IJsland
IJsland, in 1989 was ik er voor het eerst. Het vulkaaneiland maakte zo’n onuitwisbare indruk op me dat ik zeker wist dat ik nog wel eens terug zou komen. Eerdaags ga ik voor de achttiende keer. Ik heb IJsland in mijn hart gesloten en lange tijd piekerde ik of ik niet zou verkassen.
Als ik aan IJsland denk, schieten tientallen verhalen door mijn hoofd. Vaak grappig, soms over gruwelijke mislukkingen. Zoals die Honda die nog voor de Kjöllur de bocht miste en in een lavaveld terecht kwam. Binnen een paar seconden veranderde de glimmende TransAlp in een hoop uiteengereten plastic en staal. IJsland kan onbarmhartig zijn, een loeder van een eiland. Depressies met dagenlange regenval zijn nog het minst grote probleem. Het is de verraderlijke wind, die na een bocht plotseling kan aanwakkeren tot orkaankracht. Die motoren oppakt en meters verder neer kwakt. Als daar dan een bergwand staat of helling ligt, heb je gewoon pech. Je kunt er niets tegen doen. Dat heb je ook als je besluit de uitdaging van je leven aan te gaan: hákarl, gefermenteerde Groenlandse haai. Na de braakneigingen opwekkende hap en slik blijkt dat je allergisch bent voor ammoniak. Je kunt er niets aan doen, je had het nooit kunnen weten. Wie lebbert er nou aan het ammoniakflesje in het aanrechtkastje?

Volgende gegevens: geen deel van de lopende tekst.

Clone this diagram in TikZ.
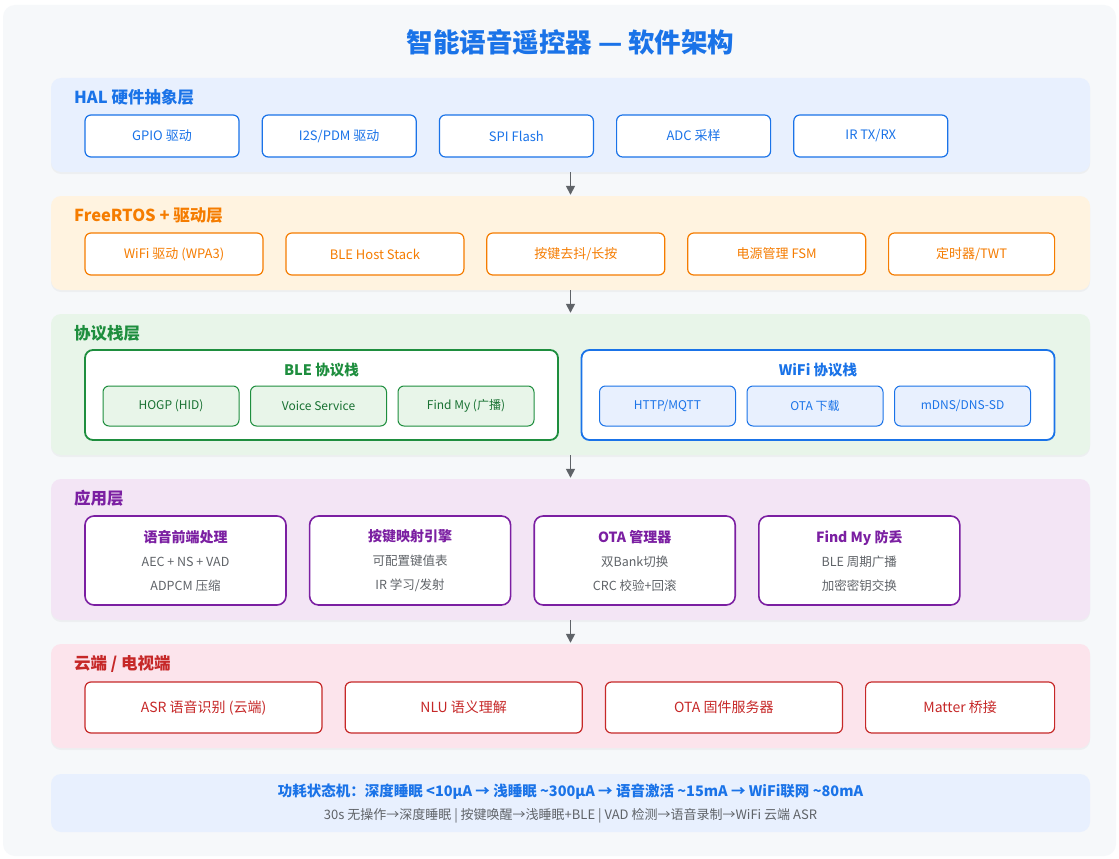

Lees ook: De favoriete bestemming van Ad
Toch maar een grappige, die gruwelijk fout had kunnen aflopen. In het pikkedonker op weg naar het middelpunt van IJsland. We hebben het koud en zien de Laugafell-hut liggen. Een snelstromende rivier scheidt ons van de warmte. Iemand moet meten hoe diep de doorwading is. Dat doe je doorgaans te voet. Maar niemand wil vanwege de kou. Op hoop van zegen probeert de Suzuki de overkant te bereiken. Kansloos, de wilde stroom grijpt ’m bij de lurven, de Suzuki verdwijnt onder water, duikt meters verder weer op. De motorrijder drijft er achteraan. Paniek. Ondanks de doodsangst geen noodkreet, maar een zacht help. Een mededeling, meer niet. Of beneveld door de kou. Tot diep in de nacht bezig geweest de motor weer aan de praat te krijgen.
Maar het wordt vaak laat op IJsland. Bij de Askja vulkaan luisteren mijn kameraad en ik naar de sneeuw die zachtjes over het tentdoek ritselt. Een fles whisky onder handbereik. De bijtende alcohol maakt de tongen soepel. We praten honderduit. Over het heelal, wereldvrede en ouder worden. Tot de fles leeg is en we alleen nog maar koeterwaals uitslaken. Buiten is het te koud om te pissen, maar zelden voelde vriendschap zo warm.
Dat is echt een dingetje op IJsland: warmte. Weg 1 was nog volledig onverhard en we werden al dagenlang geteisterd door hevige regenval. Mijn kleding had allang de geest gegeven, mijn helm was nog waterdicht. Tot op het bot verkleumd. Mijn kameraad reed in een Jeep-achtig vehikel. De verwarming op heet in T-shirt achter het stuur. Telkens als ik in arremoede naar ’m keek, wiste hij met zijn linkerhand het denkbeeldige zweet van z’n voorhoofd. Het is die humor die me naar de eindbestemming bracht, waar de koffie geurde in een hotel vol Koreaanse vissersmannen.